As we passed Chichigalpa, a small and peaceful town near the San Cristobal volcano and where the famous Nicaraguan rum Flor de Cana is made, we started seeing the immense sugar cane plantations, the main component in the production of sugar and rum.
Shortly after leaving the main road we finally reached the island, now more commonly known as the Island of the Widows. More than 100 women of the 250 families living in the small village have lost their husbands to chronic renal failure, a disease that paralyzes kidney function by preventing the body from eliminating waste and excess fluid.
During our visit, we listened to the sad stories told by a 25-year-old who had just lost her husband recently and of a 60-year-old who had been crying for her dead husband for many years. The common ground; all their men worked in the sugar cane fields.
We met Dona Cristina washing clothes in the Chipaska river, near the town. She is 50 years old and the mother of six children. As she takes care of the house and the smallest children, the older ones help her financially.
At first, she didn’t want to talk to us, but finally she said, “Life is not easy and my memories are very sad.” She not only lost her husband, but also her youngest brother to the same sickness. As I watched her washing the clothes in the river water, I suddenly remembered one of the theories why so many men might have died of chronic kidney disease: the alleged contamination of the water with chemicals used in the sugar cane fields.
People in the village commented that all the water is contaminated, the water coming out of the faucet and the wells, which is used to irrigate the fields. I thought to myself, what would I do if someone offered me a glass of water, how could I reject it without offending anyone, luckily I was never offered any.
In the village we saw women who had not only lost their husbands, but also sons and brothers. Others were taking care of their ailing male family members.
Dona Dominga Jarquin is 54 years old and works as a domestic helper in Chichigalpa. She makes 1,018 Cordobas Oro (about $45) a month. She lost her husband ten years ago due to kidney failure. Her daughter Maria Tobar, whom she shares a small house with, is facing now the same situation. Her husband was diagnosed a year ago with chronic renal failure and can’t work any longer. Maria is working now in the sugar cane fields wielding a machete. While she plants sugar cane, her husband looks for help in the medical centers in the neighboring cities. But everybody knows that his chances are slim.
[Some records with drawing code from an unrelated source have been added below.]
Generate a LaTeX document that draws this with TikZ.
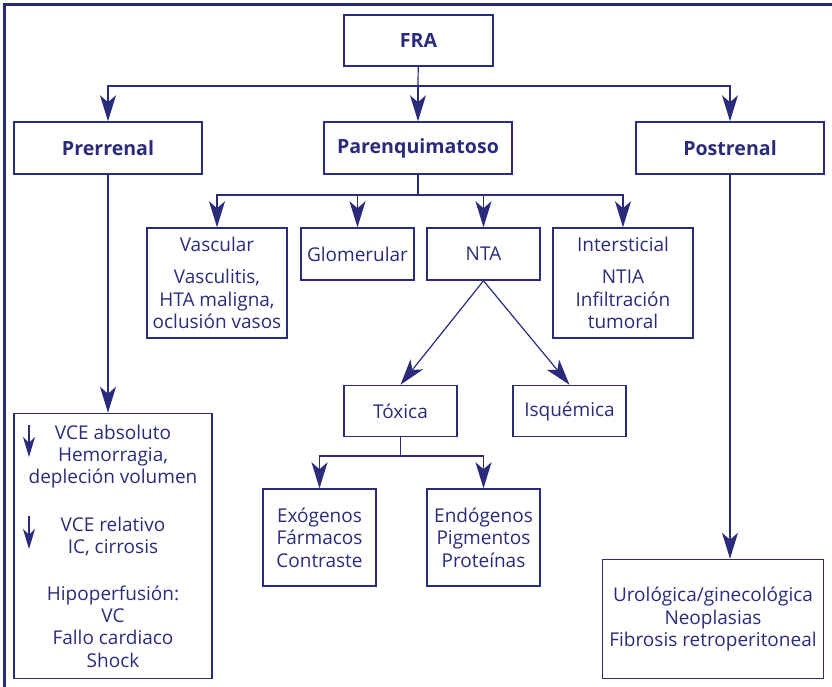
\documentclass[tikz,border=0pt]{standalone}
\usepackage{fontspec}
\setmainfont{Open Sans}
\usetikzlibrary{arrows.meta}
\definecolor{chartink}{HTML}{2B2B7B}
\tikzset{every picture/.append style={color=chartink}}

\begin{document}
\begin{tikzpicture}[
  x=0.5pt, y=-0.5pt,
  >={Stealth[length=13pt,width=8pt,inset=3.5pt]},
  every path/.style={line width=0.6pt},
  box/.style={draw, line width=0.75pt, inner sep=0pt, align=center,
              font=\fontsize{9.5}{11.2}\selectfont},
  head/.style={box, font=\fontsize{9.8}{12}\selectfont\bfseries},
  boxsize/.style 2 args={minimum width=#1*0.5pt, minimum height=#2*0.5pt},
  tick/.style={->, line width=0.6pt,
               >={Stealth[length=10pt,width=6pt,inset=3pt]}},
]
\useasboundingbox (0,0) rectangle (832,687);
% --- Frame (top and left edges only) ---
\draw[line width=1.5pt] (832,4.5) -- (4.5,4.5) -- (4.5,687);

% --- Top levels ---
\node[head, boxsize={149}{51}] (fra)  at (418.5,40.5) {FRA};
\node[head, boxsize={188}{52}] (pre)  at (108,148)   {Prerrenal};
\node[head, boxsize={188}{52}] (par)  at (418,148)   {Parenquimatoso};
\node[head, boxsize={188}{52}] (post) at (730,148)   {Postrenal};

% --- Parenchymal branches ---
\node[box, boxsize={140}{110}] (vasc)  at (217,283)   {Vascular\\[5pt]Vasculitis,\\HTA maligna,\\oclusión vasos};
\node[box, boxsize={113}{52}]  (glom)  at (357.5,254) {Glomerular};
\node[box, boxsize={113}{52}]  (nta)   at (483.5,254) {NTA};
\node[box, boxsize={140}{110}] (inter) at (623,283)   {Intersticial\\[5pt]NTIA\\Infiltración\\tumoral};
\node[box, boxsize={113}{51}]  (tox)   at (400.5,411) {Tóxica};
\node[box, boxsize={113}{51}]  (isq)   at (569.5,411) {Isquémica};
\node[box, boxsize={113}{97}]  (exo)   at (319.5,537.5) {Exógenos\\Fármacos\\Contraste};
\node[box, boxsize={113}{97}]  (endo)  at (483.5,537.5) {Endógenos\\Pigmentos\\Proteínas};

% --- Pre- and postrenal detail ---
\node[box, boxsize={198}{265}] (vce) at (113,546)
  {VCE absoluto\\Hemorragia,\\depleción volumen\\[12.5pt]VCE relativo\\IC, cirrosis\\[12pt]Hipoperfusión:\\VC\\Fallo cardiaco\\Shock};
\node[box, boxsize={221}{119}] (uro) at (713,619)
  {Urológica/ginecológica\\Neoplasias\\Fibrosis retroperitoneal};

% --- FRA split ---
\coordinate (fra split) at (418,86);
\draw (fra) -- (fra split);
\draw[->] (fra split) -| (pre);
\draw[->] (fra split) -- (par);
\draw[->] (fra split) -| (post);

% --- Parenquimatoso split ---
\coordinate (par split) at (418,195);
\draw (par) -- (par split);
\draw[->] (par split) -| (vasc);
\draw[->] (par split) -| (glom);
\draw[->] (par split) -| (nta);
\draw[->] (par split) -| (inter);

% --- NTA and Toxica ---
\draw[->] (nta.south) -- (tox.north);
\draw[->] (nta.south) -- (isq.north);
\coordinate (tox split) at (400.5,456);
\draw (tox) -- (tox split);
\draw[->] (tox split) -| (exo);
\draw[->] (tox split) -| (endo);

% --- Long drops ---
\draw[->] (pre) -- (pre |- vce.north);
\draw[->] (post) -- (post |- uro.north);

% --- Small arrows inside the prerenal box ---
\coordinate (tick1 top) at (29,425);
\coordinate (tick1 end) at (29,457);
\coordinate (tick2 top) at (29,516);
\coordinate (tick2 end) at (29,549);
\draw[tick] (tick1 top) -- (tick1 end);
\draw[tick] (tick2 top) -- (tick2 end);
\end{tikzpicture}
\end{document}
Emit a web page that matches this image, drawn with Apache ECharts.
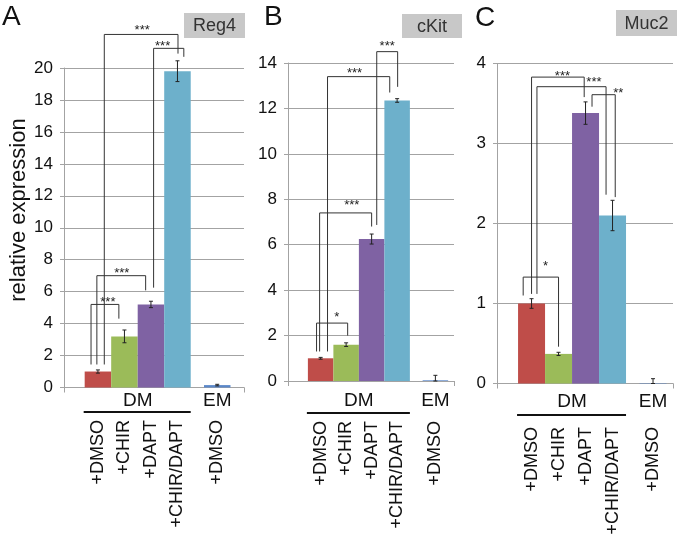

Dona Maria Ulloa is 52 years old and her husband died 3 years ago, her son three months ago. Her eldest son, Antonio Zapata, is in the final stage of the sickness and bed-ridden in a hospital in Nicaragua’s capital, Managua. Her home was impeccably clean but I could feel the poverty everywhere. Doña Maria told us about her economic woes, making a great effort to hold back her tears she said “My pain is so big,” and tears started rolling down her face. A moment later she got up, dried her tears and with a smile returned to her daily chores.
The dignity of these women amidst the tragedy is impressive. Most have gone through the ordeal of seeing their men dying a slow and painful death. But they manage to keep going, taking care of their homes and their children, working either in other people’s homes or replacing the deceased in the sugar cane fields.
Maybe the pain they are going through makes them stronger. To take the machete and enter the cane fields bathed in chemicals that might have killed their husbands, sons and brothers to be able to bring home a living for their children – now, that’s courage!